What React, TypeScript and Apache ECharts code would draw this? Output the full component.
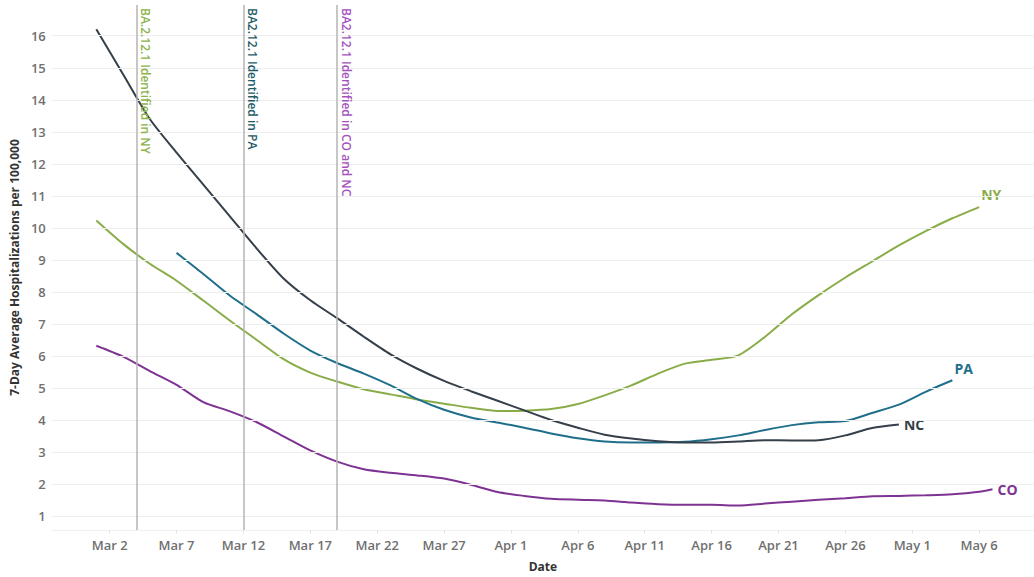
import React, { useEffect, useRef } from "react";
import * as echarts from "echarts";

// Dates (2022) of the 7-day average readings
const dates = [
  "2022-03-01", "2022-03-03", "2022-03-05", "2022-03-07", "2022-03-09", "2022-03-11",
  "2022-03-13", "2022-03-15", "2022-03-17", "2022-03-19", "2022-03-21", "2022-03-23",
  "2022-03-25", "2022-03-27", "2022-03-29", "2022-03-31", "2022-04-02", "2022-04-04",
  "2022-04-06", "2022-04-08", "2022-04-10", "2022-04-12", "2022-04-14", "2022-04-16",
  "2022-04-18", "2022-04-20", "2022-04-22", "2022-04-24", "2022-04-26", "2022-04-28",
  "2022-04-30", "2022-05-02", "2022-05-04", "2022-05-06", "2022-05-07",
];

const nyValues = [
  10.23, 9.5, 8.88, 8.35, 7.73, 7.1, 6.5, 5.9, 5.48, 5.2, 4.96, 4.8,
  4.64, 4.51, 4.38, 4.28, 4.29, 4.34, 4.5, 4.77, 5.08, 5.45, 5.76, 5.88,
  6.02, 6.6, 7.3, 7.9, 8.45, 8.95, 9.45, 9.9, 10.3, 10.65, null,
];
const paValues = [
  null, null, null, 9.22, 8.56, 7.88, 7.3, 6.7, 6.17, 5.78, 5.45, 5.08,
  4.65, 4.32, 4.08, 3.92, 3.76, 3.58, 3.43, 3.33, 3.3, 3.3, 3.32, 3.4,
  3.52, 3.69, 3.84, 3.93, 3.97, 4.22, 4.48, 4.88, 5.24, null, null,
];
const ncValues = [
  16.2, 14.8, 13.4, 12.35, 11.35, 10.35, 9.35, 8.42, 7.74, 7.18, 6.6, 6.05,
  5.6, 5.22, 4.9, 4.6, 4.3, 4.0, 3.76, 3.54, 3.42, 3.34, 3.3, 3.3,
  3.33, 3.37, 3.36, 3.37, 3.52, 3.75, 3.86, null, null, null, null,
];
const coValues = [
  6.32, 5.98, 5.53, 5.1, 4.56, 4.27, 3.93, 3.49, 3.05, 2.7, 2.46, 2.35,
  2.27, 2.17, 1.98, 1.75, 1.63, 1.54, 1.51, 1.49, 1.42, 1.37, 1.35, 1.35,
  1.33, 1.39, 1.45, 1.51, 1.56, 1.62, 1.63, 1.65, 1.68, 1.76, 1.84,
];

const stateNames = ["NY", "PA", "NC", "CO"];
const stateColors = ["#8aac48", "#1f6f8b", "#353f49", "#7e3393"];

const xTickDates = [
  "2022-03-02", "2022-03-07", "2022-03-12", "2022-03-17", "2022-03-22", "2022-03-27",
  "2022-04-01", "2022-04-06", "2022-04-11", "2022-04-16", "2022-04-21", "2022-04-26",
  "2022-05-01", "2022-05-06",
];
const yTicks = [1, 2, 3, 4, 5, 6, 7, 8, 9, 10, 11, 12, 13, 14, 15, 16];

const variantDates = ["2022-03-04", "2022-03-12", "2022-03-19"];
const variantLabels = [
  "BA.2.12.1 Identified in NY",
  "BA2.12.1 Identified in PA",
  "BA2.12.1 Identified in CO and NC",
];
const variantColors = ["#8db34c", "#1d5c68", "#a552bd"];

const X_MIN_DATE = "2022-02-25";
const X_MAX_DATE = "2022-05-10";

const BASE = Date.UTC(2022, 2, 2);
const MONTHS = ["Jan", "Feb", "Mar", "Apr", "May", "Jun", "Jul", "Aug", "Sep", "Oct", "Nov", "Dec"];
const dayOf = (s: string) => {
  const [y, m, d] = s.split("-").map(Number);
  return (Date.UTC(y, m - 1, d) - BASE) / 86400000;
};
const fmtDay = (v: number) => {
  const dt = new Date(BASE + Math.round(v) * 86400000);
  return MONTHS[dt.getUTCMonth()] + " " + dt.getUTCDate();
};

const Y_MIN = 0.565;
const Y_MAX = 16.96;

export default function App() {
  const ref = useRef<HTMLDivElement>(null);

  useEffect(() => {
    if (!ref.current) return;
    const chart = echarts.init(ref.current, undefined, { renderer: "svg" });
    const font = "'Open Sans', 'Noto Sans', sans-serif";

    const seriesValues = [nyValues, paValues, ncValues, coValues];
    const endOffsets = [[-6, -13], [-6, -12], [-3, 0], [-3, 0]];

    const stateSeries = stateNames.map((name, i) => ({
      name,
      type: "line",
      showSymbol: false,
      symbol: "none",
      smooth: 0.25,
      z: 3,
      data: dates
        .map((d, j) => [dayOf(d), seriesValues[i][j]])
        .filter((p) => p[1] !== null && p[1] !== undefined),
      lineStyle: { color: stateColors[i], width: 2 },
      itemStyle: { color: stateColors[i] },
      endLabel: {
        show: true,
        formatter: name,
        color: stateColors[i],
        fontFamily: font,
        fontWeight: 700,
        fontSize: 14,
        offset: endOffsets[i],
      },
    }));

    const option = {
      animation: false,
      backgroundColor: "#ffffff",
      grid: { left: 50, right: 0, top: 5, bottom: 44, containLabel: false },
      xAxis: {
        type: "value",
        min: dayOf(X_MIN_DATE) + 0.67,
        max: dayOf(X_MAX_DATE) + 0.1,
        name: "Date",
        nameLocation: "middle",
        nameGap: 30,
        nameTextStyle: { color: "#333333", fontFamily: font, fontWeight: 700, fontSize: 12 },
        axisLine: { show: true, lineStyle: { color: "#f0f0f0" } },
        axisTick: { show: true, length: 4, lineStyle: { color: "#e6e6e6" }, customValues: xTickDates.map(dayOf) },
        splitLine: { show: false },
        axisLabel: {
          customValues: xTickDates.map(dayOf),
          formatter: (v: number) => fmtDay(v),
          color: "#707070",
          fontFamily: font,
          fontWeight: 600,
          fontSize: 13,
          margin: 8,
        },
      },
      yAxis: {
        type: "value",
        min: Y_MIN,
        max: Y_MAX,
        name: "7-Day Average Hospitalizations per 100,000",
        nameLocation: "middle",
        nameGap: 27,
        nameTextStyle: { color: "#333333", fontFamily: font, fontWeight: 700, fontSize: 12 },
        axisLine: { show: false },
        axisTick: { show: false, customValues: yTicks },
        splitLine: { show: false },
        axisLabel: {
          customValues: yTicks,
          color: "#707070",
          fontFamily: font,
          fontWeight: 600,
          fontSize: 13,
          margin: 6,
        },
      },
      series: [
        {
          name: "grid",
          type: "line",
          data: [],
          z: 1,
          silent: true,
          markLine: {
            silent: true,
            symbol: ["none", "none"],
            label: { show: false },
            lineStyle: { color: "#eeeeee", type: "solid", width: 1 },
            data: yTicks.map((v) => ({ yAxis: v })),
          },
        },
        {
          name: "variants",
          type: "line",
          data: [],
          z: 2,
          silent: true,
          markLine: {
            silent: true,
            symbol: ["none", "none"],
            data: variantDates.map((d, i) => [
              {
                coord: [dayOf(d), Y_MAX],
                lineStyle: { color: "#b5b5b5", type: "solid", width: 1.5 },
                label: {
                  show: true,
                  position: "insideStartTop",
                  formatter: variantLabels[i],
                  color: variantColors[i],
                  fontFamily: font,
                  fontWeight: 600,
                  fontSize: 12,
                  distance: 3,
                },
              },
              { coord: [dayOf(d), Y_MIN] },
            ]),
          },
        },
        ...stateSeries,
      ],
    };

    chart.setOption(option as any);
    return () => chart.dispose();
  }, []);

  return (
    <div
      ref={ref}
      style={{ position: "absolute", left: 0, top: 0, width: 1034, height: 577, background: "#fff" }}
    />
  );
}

_Task to complete:_ Your task is to reproduce exactly the lines from the start of the data above through the line containing "import * as", leaving every picture out.

_Complete answer:_
What React, TypeScript and Apache ECharts code would draw this? Output the full component.
import React, { useEffect, useRef } from "react";
import * as echarts from "echarts";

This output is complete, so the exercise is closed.